The input to the pipeline is a stream of requests whose inter-arrival rate is λ.

  1. Recall that a single-queue system is in balance only if λ/μ<1. Under what conditions is this two-queue system in balance? Why?
    Answer: We need both queues to behave, which means that we require both λ/μ1 < 1 and λ/μ2 < 1.
  2. If a system is in balance, the output rate = the input rate. But is it possible for a system to be in balance if the middle rate in the above (between the two queues) does not match the input rate? Why?
    Answer: Suppose the rates for the second and third edges are λ2 and λ3. Since the second queue is in balance, λ3 must equal λ2. But we also know that for the whole system to be in balance, λ3 must equal λ Thus λ2 must equal λ.
  3. Recall that for a single M/M/1 queue, the average jobs in system is p/(1-p), where p=λ/μ. What is the average waiting time between request and response for the two-queue system above? Hint: by Little's law, waiting time * arrival rate = jobs in system.
    Answer: The wait time is the sum of the individual wait times, which is (for each queue) jobs in system / arrival rate. Thus the time for the composite system is p1/(1-p1)/λ + p2/(1-p2)/λ where p1=λ/μ1 and p2=λ/μ2.
  4. Suppose that we observe that average jobs in system for μ1 and μ2 are 3 and 4, respectively and that the wait time for a request to travel through the pipeline is 2 seconds. What is the average arrival rate λ?
    Answer: By Little's law, 3/λ + 4/λ = 2 seconds, so that λ = 7/2 = 3.5 requests per second.
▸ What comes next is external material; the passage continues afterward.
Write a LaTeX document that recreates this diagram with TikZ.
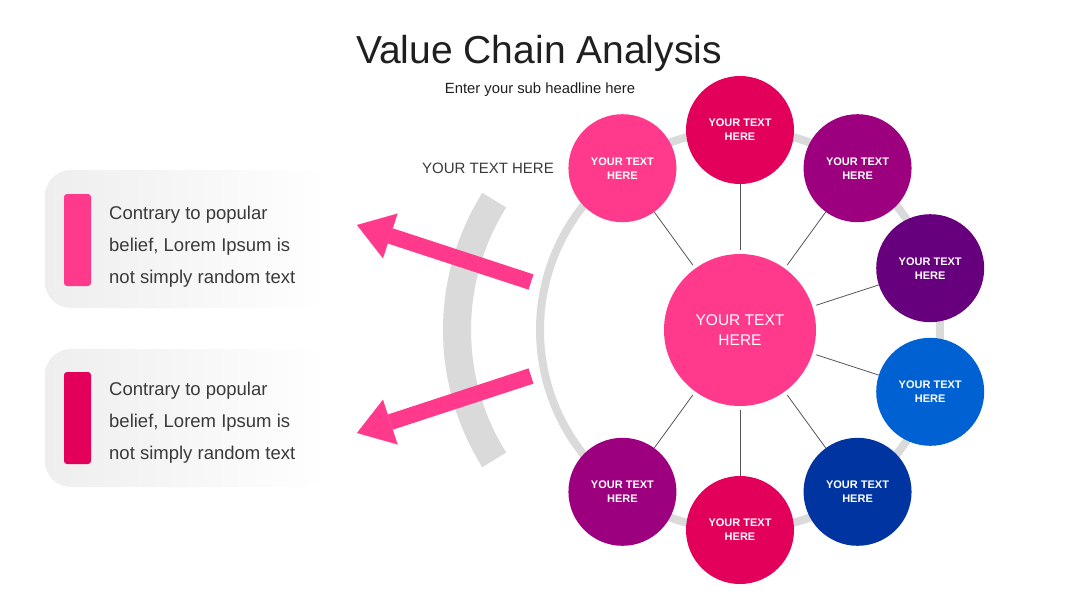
\documentclass[tikz,border=0pt]{standalone}
\usepackage{fontspec}
\setmainfont{Liberation Sans}
\usetikzlibrary{arrows.meta, positioning, calc}

\definecolor{vcPink}{HTML}{FF3A8C}
\definecolor{vcCrimson}{HTML}{E2005A}
\definecolor{vcMagenta}{HTML}{9C007F}
\definecolor{vcPurple}{HTML}{67007C}
\definecolor{vcBlue}{HTML}{0061D2}
\definecolor{vcNavy}{HTML}{0034A0}
\definecolor{ringGray}{HTML}{DADADA}
\definecolor{spokeGray}{HTML}{555555}
\definecolor{boxGray}{HTML}{EEEEEE}
\definecolor{inkGray}{HTML}{3A3A3A}

\begin{document}
\begin{tikzpicture}[x=1pt, y=-1pt,
		bubble/.style={circle, minimum size=108pt, inner sep=0pt, text=white, align=center,
			font=\bfseries\fontsize{11}{14}\selectfont},
		hubbubble/.style={circle, minimum size=152pt, inner sep=0pt, text=white, align=center,
			fill=vcPink, font=\fontsize{15.5}{19.5}\selectfont},
		spoke/.style={draw=spokeGray, line width=0.8pt, shorten <=4pt},
		ringline/.style={draw=ringGray, line width=8pt},
		pinkarrow/.style={draw=vcPink, line width=16pt,
			-{Triangle[length=35pt, width=47pt, line width=0.1pt]}},
		infobox/.style={rounded corners=26pt, minimum width=285pt, minimum height=138pt,
			inner sep=0pt, left color=boxGray, middle color=boxGray!75!white, right color=white},
		bar/.style={rounded corners=3pt, minimum width=27pt, minimum height=92pt, inner sep=0pt},
		boxtext/.style={align=left, inner sep=0pt, text=inkGray, font=\fontsize{18.5}{31.7}\selectfont}]
	
	% canvas
	\useasboundingbox (0,0) rectangle (1080,608);
	\fill[white] (0,0) rectangle (1080,608);
	
	% ---------------------------------------------------------
	% Headline
	% ---------------------------------------------------------
	\node[anchor=base, text=black!88, font=\fontsize{39}{44}\selectfont] (title) at (539,63) {Value Chain Analysis};
	\node[anchor=base, text=black!88, font=\fontsize{14.8}{18}\selectfont] (subtitle) at (540,93) {Enter your sub headline here};
	\node[anchor=base, text=inkGray, font=\fontsize{15}{18}\selectfont] (label) at (488,173) {YOUR TEXT HERE};
	
	% ---------------------------------------------------------
	% Wheel: ring, hub, bubbles, spokes
	% ---------------------------------------------------------
	\coordinate (ctr) at (740,330);
	\draw[ringline] (ctr) circle (200);
	
	% Left crescent
	\draw[ringGray, line width=28pt] (702,330) ++(148:245) arc (148:212:245);
	
	\node[hubbubble] (hub) at (ctr) {YOUR TEXT\\HERE};
	
	% Bubbles every 36 degrees, the two left slots stay empty
	\foreach \n/\a/\col in {1/-126/vcPink, 2/-90/vcCrimson, 3/-54/vcMagenta, 4/-18/vcPurple,
		5/18/vcBlue, 6/54/vcNavy, 7/90/vcCrimson, 8/126/vcMagenta}
	{
		\node[bubble, fill=\col] (c\n) at ($(ctr)+(\a:200)$) {YOUR TEXT\\HERE};
		\draw[spoke] (hub) -- (c\n);
	}
	
	% ---------------------------------------------------------
	% Arrows out of the wheel
	% ---------------------------------------------------------
	\coordinate (a1s) at (531,282);
	\coordinate (a1e) at (357,225);
	\coordinate (a2s) at (531,376);
	\coordinate (a2e) at (357,433);
	\draw[pinkarrow] (a1s) -- (a1e);
	\draw[pinkarrow] (a2s) -- (a2e);
	
	% ---------------------------------------------------------
	% Text boxes (base anchor sits on the last line)
	% ---------------------------------------------------------
	\node[infobox] (box1) at (187.5,239) {};
	\node[bar, fill=vcPink] (bar1) at (77.5,240) {};
	\node[boxtext, anchor=base west] (txt1) at (109,283) {Contrary to popular\\belief, Lorem Ipsum is\\not simply random text};
	
	\node[infobox] (box2) at (187.5,418) {};
	\node[bar, fill=vcCrimson] (bar2) at (77.5,418) {};
	\node[boxtext, anchor=base west] (txt2) at (109,459) {Contrary to popular\\belief, Lorem Ipsum is\\not simply random text};
	
\end{tikzpicture}
\end{document}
  5. (Advanced) We have seen that a two-rate source is equivalent to a single-rate source whose (inter-arrival) rate is the sum. Is a two-queue pipeline with task completion rates μ1 and μ2 equivalent to a single M/M/1 queue with some task completion rate μ? Why or why not?
    Answer: No. We would have to have some μ depending upon μ1 and μ2 for which the total time in system p1/λ(1-p1) + p2/λ(1-p2) = p/λ(1-p), where p=λ/μ and pi=λ/μi. A little algebra will convince you that any expression for μ contains λ, which means that it is impossible to choose a μ depending upon only μ1 and μ2.
  6. (Advanced) In class I have suggested that no real system satisfies the queueing assumptions and that all queueing results are approximations. I did not describe the kind of approximation. In particular, consider the M/M/1 result that the mean jobs in system are p/(1 - p), where p=λ/μ. Given that inter-arrival times are not exponential, and processing is not memoryless, Is this figure too high or too low? Why?
    Answer: We know that the way "real life" differs is that
    1. Job processing is not independent, which increases processing time.
    2. Arrivals are not independent; there are flash crowds.
    Both of these increase processing time. So the prediction from theory is a lower bound for jobs in system.